Interviewed for the Food Management article was Wilbert Jones, a Chicago-based food product developer, marketing consultant and cookbook author. Spurred by what he saw as a lack of visibility for African cuisines in culinary schools, he offered a series of lectures on the cuisines of six African countries to students at Kendall College.

"When Africa is presented, it's usually Morocco, and South Africa for the wine. There are 55 countries in Africa, and 53 are just left off," said Jones, who is developing a television special, "A Taste of Africa: Culture and Cuisine from Casablanca to Cape Town."

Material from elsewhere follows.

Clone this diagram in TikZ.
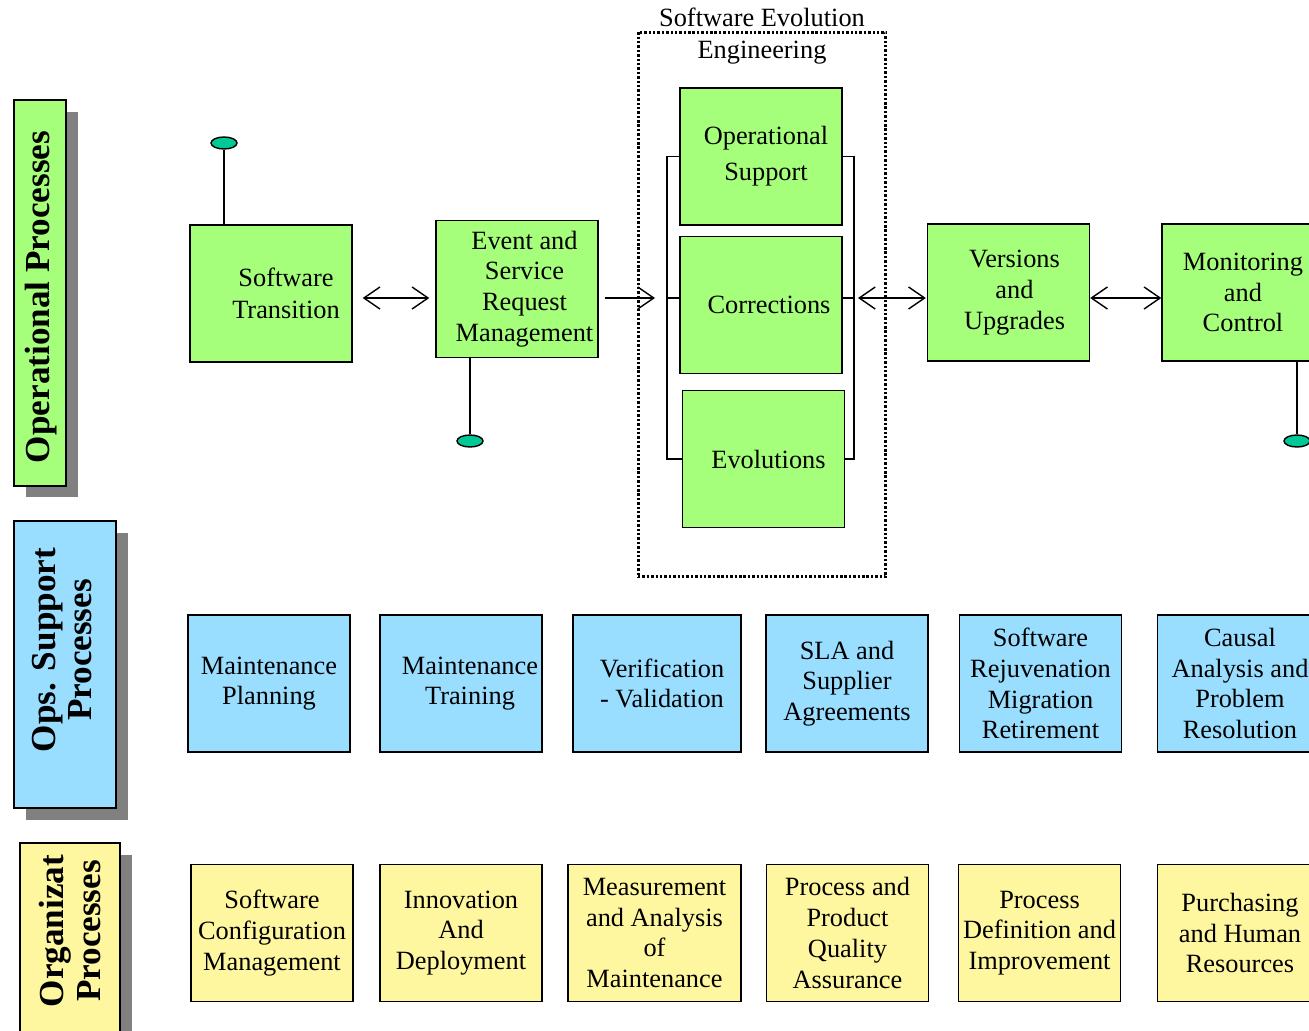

Plate, an industry magazine targeted at chefs, also highlighted African cuisine in its November-December issue. Recipes from chefs in Africa and the United States were featured, include a dessert recipe from Almaz Yigizaw of Edgewater's Ethiopian Diamond.

All good attention, yes, but for sub-Saharan food to really become a trend it will have to prove compelling to a larger public. Will it?

That African cuisines are not on the foodie radar was also noted by Jessica Harris, the food historian and author, in her book, "High on the Hog: A Culinary Journey From Africa to America." Except for the foods of South Africa and the Mediterranean coast, she writes, "it would seem that we're content to remain in the dark about the tastes of the continent." Anyone who has tasted the cuisines of Africa knows how "shortsighted" that is, she notes, adding, "Much African food is tasty indeed."

Nielsen says African flavors will have to transport taste buds to new thrills and new experiences to be accepted. "It has to be flavorful and somewhat novel," she says. "There has to be a mystique, an aura or an aesthetic that people can buy into. Sub-Saharan Africa is still so unknown. It's hard for people to connect to it."

Harris sounds optimistic in her book. She writes that "tastes of the African motherland and its diaspora have … come full circle with Ghanaian groundnut stew and Caribbean peas and rice becoming new culinary classics." The U.S. is growing more culturally diverse, she adds, and that, along with the "omnivorous curiosity of all Americans, means that we're all tasting and sampling one another's foods daily."

Sub-Saharan African food is the future, Schonwald has little doubt. Why, then, bother with it now? Why not stick with tried-and-true Ethiopian. Or wait for that Senegalese P.F. Chang's to appear?

"This is an opportunity to try something before it's translated by the food industry," says Schonwald, as he waits for dinner at Qaato, a dimly lit, no-frills Nigerian restaurant in Rogers Park. "You have a different experience now. I find it exhilarating to go to a place like this. … It is so geared on focusing on the community, it's a cultural experience."